| Quote #4
…and then, after a few steps, I glanced back and foresaw, in an almost optical sense, as it were, what really happened an hour or so later: the three of them wearing motoring helmets, getting in, smiling and waving to me, transparent to me like ghosts, with the colour of the world shining through them, and then they were moving, receding, diminishing (Nina's last ten-fingered farewell); but actually the automobile was still standing quite motionless, smooth and whole like an egg, and Nina under my outstretched arm was entering a laurel flanked doorway, and as we sat down we could see through the window Ferdinand and Segur, who had come by another way, slowly approaching. (32)
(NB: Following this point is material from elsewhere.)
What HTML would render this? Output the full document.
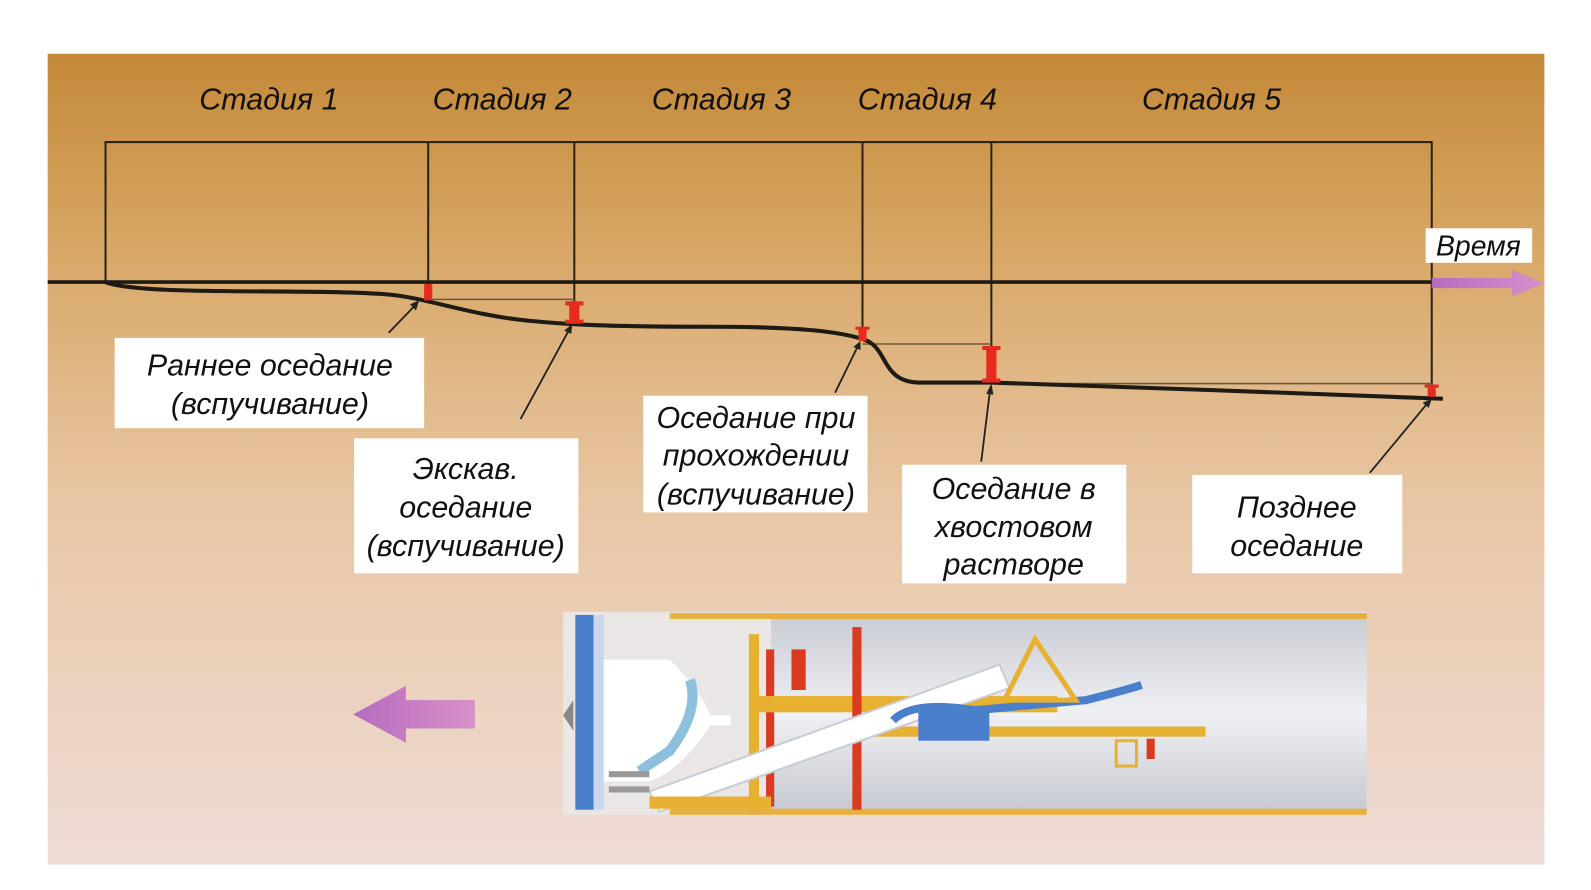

Much of "Spring in Fialta" has been mystical, somewhat less than real. But it’s at the end of the story that the events Victor describes become more and more amazing. Notice how these mystical happenings correspond with the disruption of time – memory destroys reality in "Spring in Fialta."
| Quote #5
From afar came the sounds of music — a trumpet, a zither. Nina and I set out to wander again. The circus on its way to Fialta had apparently sent out runners: an advertising pageant was tramping by; but we did not catch its head, as it had turned uphill into a side alley: the gilded back of some carriage was receding, a man in a burnous led a camel, a file of four mediocre Indians carried placards on poles, and behind them, by special permission, a tourist's small son in a sailor suit sat reverently on a tiny pony. (39)
The repeated mentions of the circus make "Spring in Fialta" highly fatalistic. For every indication that Nina will die is a corresponding hint at the mechanism behind her death.